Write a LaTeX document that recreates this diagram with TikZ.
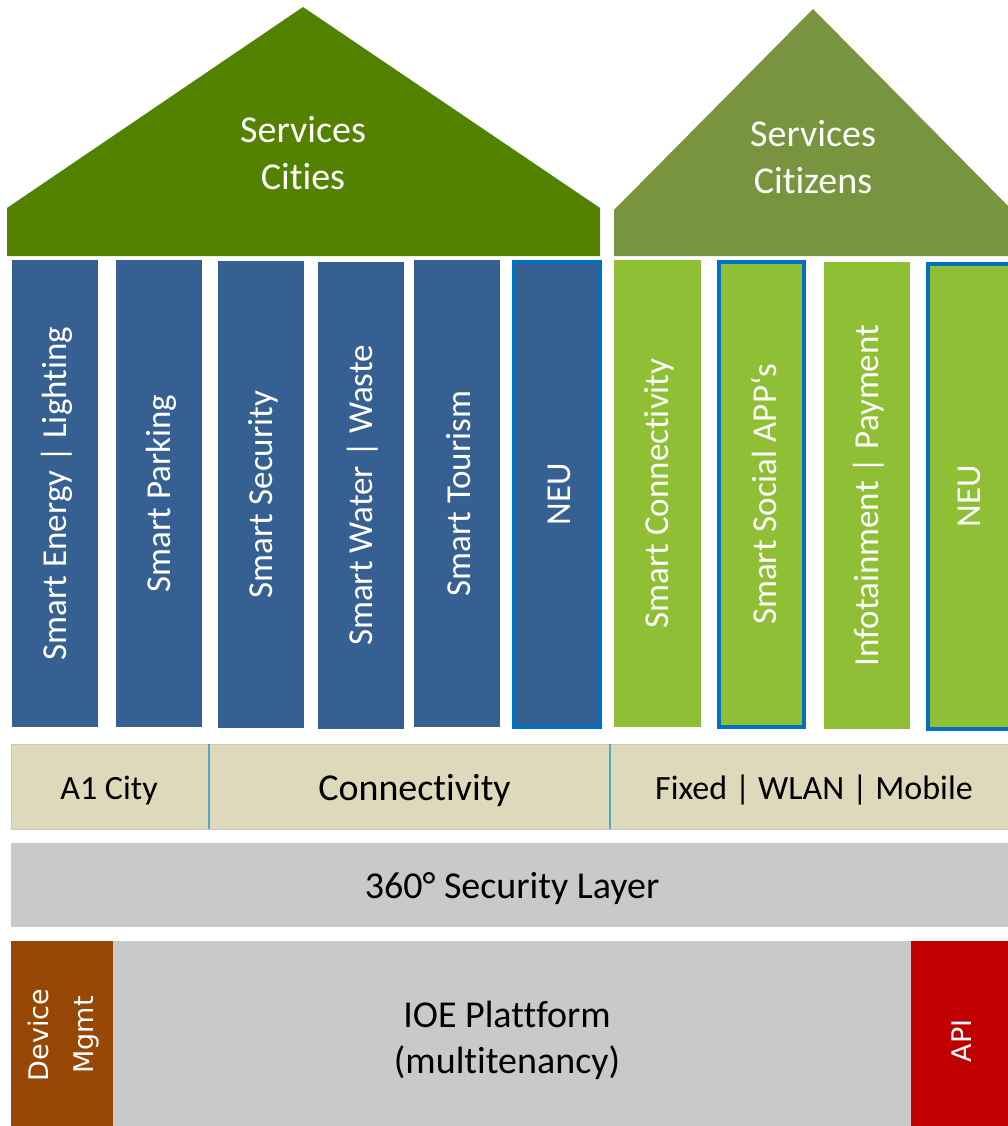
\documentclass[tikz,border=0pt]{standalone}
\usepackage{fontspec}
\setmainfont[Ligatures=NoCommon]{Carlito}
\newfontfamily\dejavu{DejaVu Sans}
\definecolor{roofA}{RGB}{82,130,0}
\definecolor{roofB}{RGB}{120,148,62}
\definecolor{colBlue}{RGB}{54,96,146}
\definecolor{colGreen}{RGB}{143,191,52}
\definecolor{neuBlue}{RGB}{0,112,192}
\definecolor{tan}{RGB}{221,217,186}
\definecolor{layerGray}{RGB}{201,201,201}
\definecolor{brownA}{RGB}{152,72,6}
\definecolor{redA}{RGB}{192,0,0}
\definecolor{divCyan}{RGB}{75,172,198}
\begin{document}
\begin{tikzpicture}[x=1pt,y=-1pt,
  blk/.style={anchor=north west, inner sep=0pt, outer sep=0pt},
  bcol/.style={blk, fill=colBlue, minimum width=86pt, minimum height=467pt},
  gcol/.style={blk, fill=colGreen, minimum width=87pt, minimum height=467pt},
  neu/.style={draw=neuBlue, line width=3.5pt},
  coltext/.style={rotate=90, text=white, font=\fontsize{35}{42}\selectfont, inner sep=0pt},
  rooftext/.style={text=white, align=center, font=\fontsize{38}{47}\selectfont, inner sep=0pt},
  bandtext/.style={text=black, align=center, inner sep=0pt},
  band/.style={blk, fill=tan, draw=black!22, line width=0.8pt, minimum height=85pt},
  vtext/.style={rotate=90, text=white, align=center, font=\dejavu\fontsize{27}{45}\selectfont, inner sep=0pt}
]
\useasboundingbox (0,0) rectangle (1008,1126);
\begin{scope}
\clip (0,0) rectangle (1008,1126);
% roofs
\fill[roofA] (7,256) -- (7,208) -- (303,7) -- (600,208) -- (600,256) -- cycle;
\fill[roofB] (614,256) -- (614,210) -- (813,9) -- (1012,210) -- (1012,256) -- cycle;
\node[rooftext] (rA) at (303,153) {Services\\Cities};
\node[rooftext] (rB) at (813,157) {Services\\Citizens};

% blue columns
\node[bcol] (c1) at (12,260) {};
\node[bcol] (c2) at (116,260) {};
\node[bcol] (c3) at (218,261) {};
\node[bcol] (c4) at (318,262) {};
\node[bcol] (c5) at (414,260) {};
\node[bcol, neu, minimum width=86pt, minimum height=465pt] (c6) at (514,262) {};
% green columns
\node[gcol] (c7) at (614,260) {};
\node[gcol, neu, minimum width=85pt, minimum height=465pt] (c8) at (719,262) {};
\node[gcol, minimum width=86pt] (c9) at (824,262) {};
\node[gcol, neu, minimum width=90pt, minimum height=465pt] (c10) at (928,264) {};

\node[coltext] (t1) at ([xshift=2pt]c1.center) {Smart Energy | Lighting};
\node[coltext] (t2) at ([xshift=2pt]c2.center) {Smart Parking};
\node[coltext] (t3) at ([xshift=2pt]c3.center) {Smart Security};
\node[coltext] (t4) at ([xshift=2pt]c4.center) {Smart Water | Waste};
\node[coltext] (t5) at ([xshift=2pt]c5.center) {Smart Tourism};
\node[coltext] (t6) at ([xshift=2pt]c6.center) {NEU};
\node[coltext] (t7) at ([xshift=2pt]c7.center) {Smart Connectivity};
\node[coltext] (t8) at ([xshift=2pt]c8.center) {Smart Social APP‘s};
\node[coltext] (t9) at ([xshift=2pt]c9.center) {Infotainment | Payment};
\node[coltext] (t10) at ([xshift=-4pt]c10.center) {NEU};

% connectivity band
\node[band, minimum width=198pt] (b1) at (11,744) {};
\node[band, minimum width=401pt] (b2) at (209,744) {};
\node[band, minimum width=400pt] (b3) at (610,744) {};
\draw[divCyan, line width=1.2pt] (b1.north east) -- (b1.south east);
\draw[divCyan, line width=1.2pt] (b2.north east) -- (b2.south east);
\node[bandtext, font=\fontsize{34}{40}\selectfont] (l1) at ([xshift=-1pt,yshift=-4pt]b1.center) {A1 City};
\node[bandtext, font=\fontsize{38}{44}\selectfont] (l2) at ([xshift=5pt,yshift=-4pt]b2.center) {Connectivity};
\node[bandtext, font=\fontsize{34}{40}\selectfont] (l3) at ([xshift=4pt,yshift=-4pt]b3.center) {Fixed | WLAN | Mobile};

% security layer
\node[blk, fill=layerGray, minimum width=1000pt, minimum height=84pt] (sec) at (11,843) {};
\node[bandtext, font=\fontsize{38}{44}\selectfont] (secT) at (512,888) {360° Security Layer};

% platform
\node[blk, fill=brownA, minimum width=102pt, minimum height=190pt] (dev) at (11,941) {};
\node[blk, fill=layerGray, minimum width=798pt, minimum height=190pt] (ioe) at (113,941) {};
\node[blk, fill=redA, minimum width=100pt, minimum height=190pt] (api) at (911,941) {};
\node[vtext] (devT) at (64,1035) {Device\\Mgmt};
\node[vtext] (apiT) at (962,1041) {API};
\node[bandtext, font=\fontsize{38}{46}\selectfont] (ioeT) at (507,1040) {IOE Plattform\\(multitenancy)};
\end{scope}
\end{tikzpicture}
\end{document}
··········
Return exactly what appears from the opening line of the material through the line with "(rB) at (813,157)", apart from the pictures.

Written response -
Write a LaTeX document that recreates this diagram with TikZ.
\documentclass[tikz,border=0pt]{standalone}
\usepackage{fontspec}
\setmainfont[Ligatures=NoCommon]{Carlito}
\newfontfamily\dejavu{DejaVu Sans}
\definecolor{roofA}{RGB}{82,130,0}
\definecolor{roofB}{RGB}{120,148,62}
\definecolor{colBlue}{RGB}{54,96,146}
\definecolor{colGreen}{RGB}{143,191,52}
\definecolor{neuBlue}{RGB}{0,112,192}
\definecolor{tan}{RGB}{221,217,186}
\definecolor{layerGray}{RGB}{201,201,201}
\definecolor{brownA}{RGB}{152,72,6}
\definecolor{redA}{RGB}{192,0,0}
\definecolor{divCyan}{RGB}{75,172,198}
\begin{document}
\begin{tikzpicture}[x=1pt,y=-1pt,
  blk/.style={anchor=north west, inner sep=0pt, outer sep=0pt},
  bcol/.style={blk, fill=colBlue, minimum width=86pt, minimum height=467pt},
  gcol/.style={blk, fill=colGreen, minimum width=87pt, minimum height=467pt},
  neu/.style={draw=neuBlue, line width=3.5pt},
  coltext/.style={rotate=90, text=white, font=\fontsize{35}{42}\selectfont, inner sep=0pt},
  rooftext/.style={text=white, align=center, font=\fontsize{38}{47}\selectfont, inner sep=0pt},
  bandtext/.style={text=black, align=center, inner sep=0pt},
  band/.style={blk, fill=tan, draw=black!22, line width=0.8pt, minimum height=85pt},
  vtext/.style={rotate=90, text=white, align=center, font=\dejavu\fontsize{27}{45}\selectfont, inner sep=0pt}
]
\useasboundingbox (0,0) rectangle (1008,1126);
\begin{scope}
\clip (0,0) rectangle (1008,1126);
% roofs
\fill[roofA] (7,256) -- (7,208) -- (303,7) -- (600,208) -- (600,256) -- cycle;
\fill[roofB] (614,256) -- (614,210) -- (813,9) -- (1012,210) -- (1012,256) -- cycle;
\node[rooftext] (rA) at (303,153) {Services\\Cities};
\node[rooftext] (rB) at (813,157) {Services\\Citizens};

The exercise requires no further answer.